Though that might hardly be surprising to some, it only passed the 5.3 million-square-foot mark previously set in the 2000s within the last year, speaking to the delay of major office projects breaking ground in this cycle. But, so far, 6.1 million square feet of office space is expected to deliver in the center city in the 2010s and, as of December 2018, Charlotte was the fifth busiest CBD in the U.S. for office construction.
Those statistics come from Charlotte Center City Partners' 2019 State of the Center City, a research and economic development report put out annually by the organization. The report — which includes uptown, South End, West End and midtown as part of center city — evaluates what's changed since the previous year with data on development, transportation and other metrics driving center city.
"I think about what an exciting time it is to be in the city-building business in Charlotte during this period of our history," said Michael Smith, president and CEO of CCCP. "You see the world pivoting towards re-urbanization, and Charlotte spent four decades preparing for it. We’re uniquely positioned to receive it."
Some other numbers to chew on as it relates to growth and development in Charlotte's center city:
$1.7 billion in investment is under construction currently
Planned or under construction:
6.9 million square feet of office space
8,458 residential units
2,310 hotel rooms
948,167 square feet of retail
Nearly 15,000 tech workers moved to Charlotte between 2011-16
Average uptown apartment rent is $2.05 per square foot
Average South End apartment rent is $1.83 per square foot
In an expansion cycle that started out with a lot of new apartment construction — which continues today, though it's tempered a bit in the urban core compared to two or more years ago — office has pushed ahead to become the major commercial real estate player in the past couple of years, with projects like Bank of America Tower, Duke Energy's 1 million-square-foot building pegged across Tryon Street from its headquarters, Ally Charlotte Center, FNB Tower-Charlotte and a Deloitte-anchored building among the office developments planned or underway now — and that's just in uptown. South End has seen its own discovery of office development, with several such buildings in the works or under construction.
"The vibrancy of our entire region begins and ends with jobs, and everything else we’re doing is in response to that," Smith said.
A number of hotels are also either in planning or underway today in center city, with three alone on Stonewall Street (the Home2 Suites by Hilton and Even Hotel at Stonewall and Caldwell streets in addition to the JW Marriott at the Ally Charlotte Center site a few blocks down). South End will see its first hotel open this year, the Holiday Inn Express on South Tryon Street, between Kingston and Park avenues.

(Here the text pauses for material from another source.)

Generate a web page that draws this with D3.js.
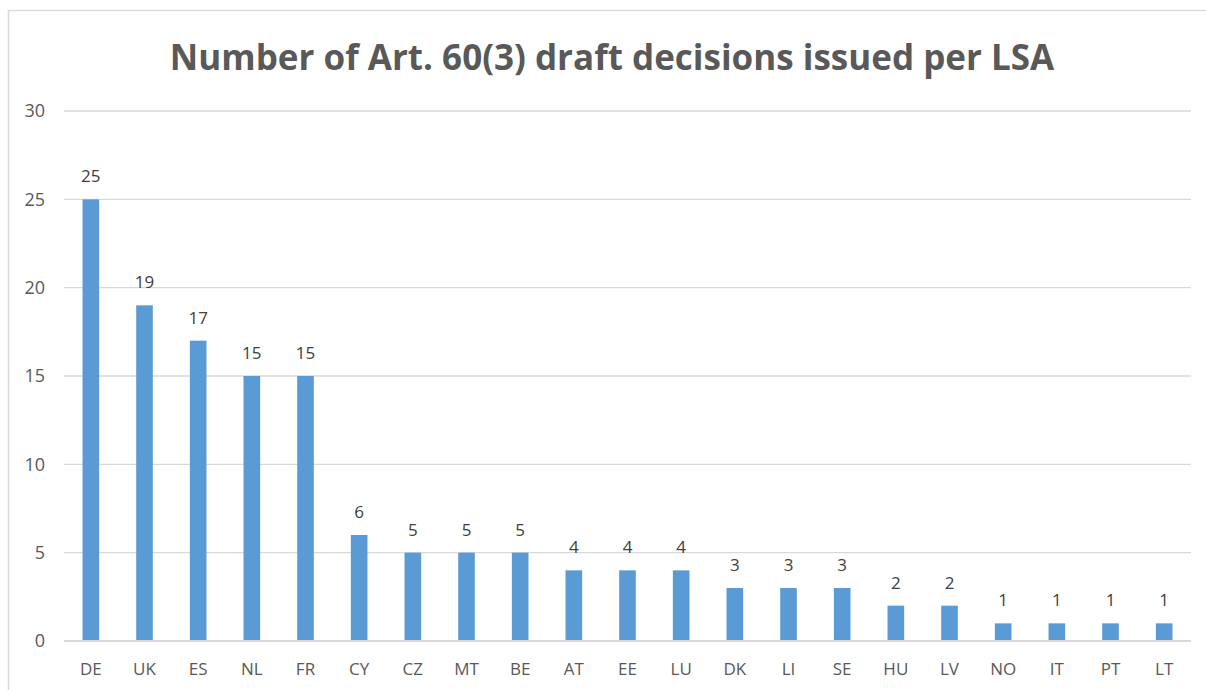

But with enormous growth comes cost — rental rates across all sectors are rising and, particularly as it relates to residential, continue to create challenges around affordable housing.
Part of a recent affordable-housing commitment by Ally Financial, Barings and Bank of America includes the donation of two land parcels (worth a little more than $7 million) in uptown Charlotte to build housing with income-restricted units. Part of the push by Charlotte City Council and others who work on affordable housing locally is building or preserving affordable units in areas in and around uptown that are in proximity to jobs and mass transit.

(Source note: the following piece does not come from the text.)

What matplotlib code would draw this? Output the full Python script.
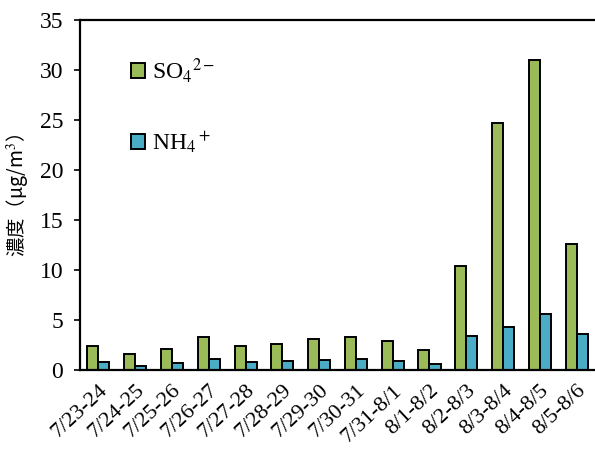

Smith said CCCP is involved in affordable-housing discussions locally and said some recommendations from the Evergreen report, which CCCP was involved in, remain to be done locally.
"We need thought leadership to stay on top of this and pull all of the housing initiatives together," he said, adding that he looked forward to Local Initiatives Support Corp. opening an office in Charlotte. LISC, a nonprofit based in New York, has been tapped to lead the strategy for how money from the Foundation For The Carolinas' housing fund for affordable housing will be spent and may act in an advisory role for public affordable-housing dollars as well, though City Council ultimately makes those final decisions.

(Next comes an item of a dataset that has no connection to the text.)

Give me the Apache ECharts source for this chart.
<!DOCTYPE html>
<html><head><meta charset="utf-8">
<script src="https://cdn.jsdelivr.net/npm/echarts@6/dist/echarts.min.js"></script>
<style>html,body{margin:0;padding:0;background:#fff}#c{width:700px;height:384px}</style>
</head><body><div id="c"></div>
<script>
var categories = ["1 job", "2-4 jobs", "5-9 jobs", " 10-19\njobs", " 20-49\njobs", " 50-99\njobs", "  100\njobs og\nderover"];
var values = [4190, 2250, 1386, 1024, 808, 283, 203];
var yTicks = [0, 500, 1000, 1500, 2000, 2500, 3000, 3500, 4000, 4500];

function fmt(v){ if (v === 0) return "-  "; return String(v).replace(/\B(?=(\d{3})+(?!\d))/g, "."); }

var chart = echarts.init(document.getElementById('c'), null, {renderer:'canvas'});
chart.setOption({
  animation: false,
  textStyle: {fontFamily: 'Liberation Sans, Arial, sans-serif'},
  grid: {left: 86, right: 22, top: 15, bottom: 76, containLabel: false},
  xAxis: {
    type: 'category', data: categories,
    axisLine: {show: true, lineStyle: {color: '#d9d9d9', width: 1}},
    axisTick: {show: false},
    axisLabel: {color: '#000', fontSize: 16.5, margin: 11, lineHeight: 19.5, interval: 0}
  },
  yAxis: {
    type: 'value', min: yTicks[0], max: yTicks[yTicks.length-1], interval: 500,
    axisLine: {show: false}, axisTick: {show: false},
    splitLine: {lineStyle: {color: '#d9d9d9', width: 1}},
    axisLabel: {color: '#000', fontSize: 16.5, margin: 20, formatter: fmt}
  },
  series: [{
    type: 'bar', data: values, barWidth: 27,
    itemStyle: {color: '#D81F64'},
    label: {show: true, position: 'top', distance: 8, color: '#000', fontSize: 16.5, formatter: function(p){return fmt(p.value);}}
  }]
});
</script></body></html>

On an office market basis, though, Smith said Charlotte continues to be competitive compared to peer markets in rental rates, which will continue to draw institutional investors.
One market sector that hasn't come back since the last decade: condos. There have been a handful of small, high-end condo projects in areas like Myers Park and Eastover but, unlike the last cycle, no condo towers have come out of the ground in uptown.
Smith said a mix of market, structural and macro economic factors are contributing to that.
"Right now, institutional money lines up for multifamily, the apartments," Smith said.
Finally, 2019 is the last year of this decade, so CCCP and others will be gearing up to develop a new vision plan that looks ahead over the next decade and beyond, Smith said, a process that's been done every 10 years since the Odell plan in 1966. That work will begin this year and go into 2020.
"We change with the economy and with politics and philosophy and pop culture and everything — that’s why it’s so important to check in and do some course correction every 10 years," Smith said.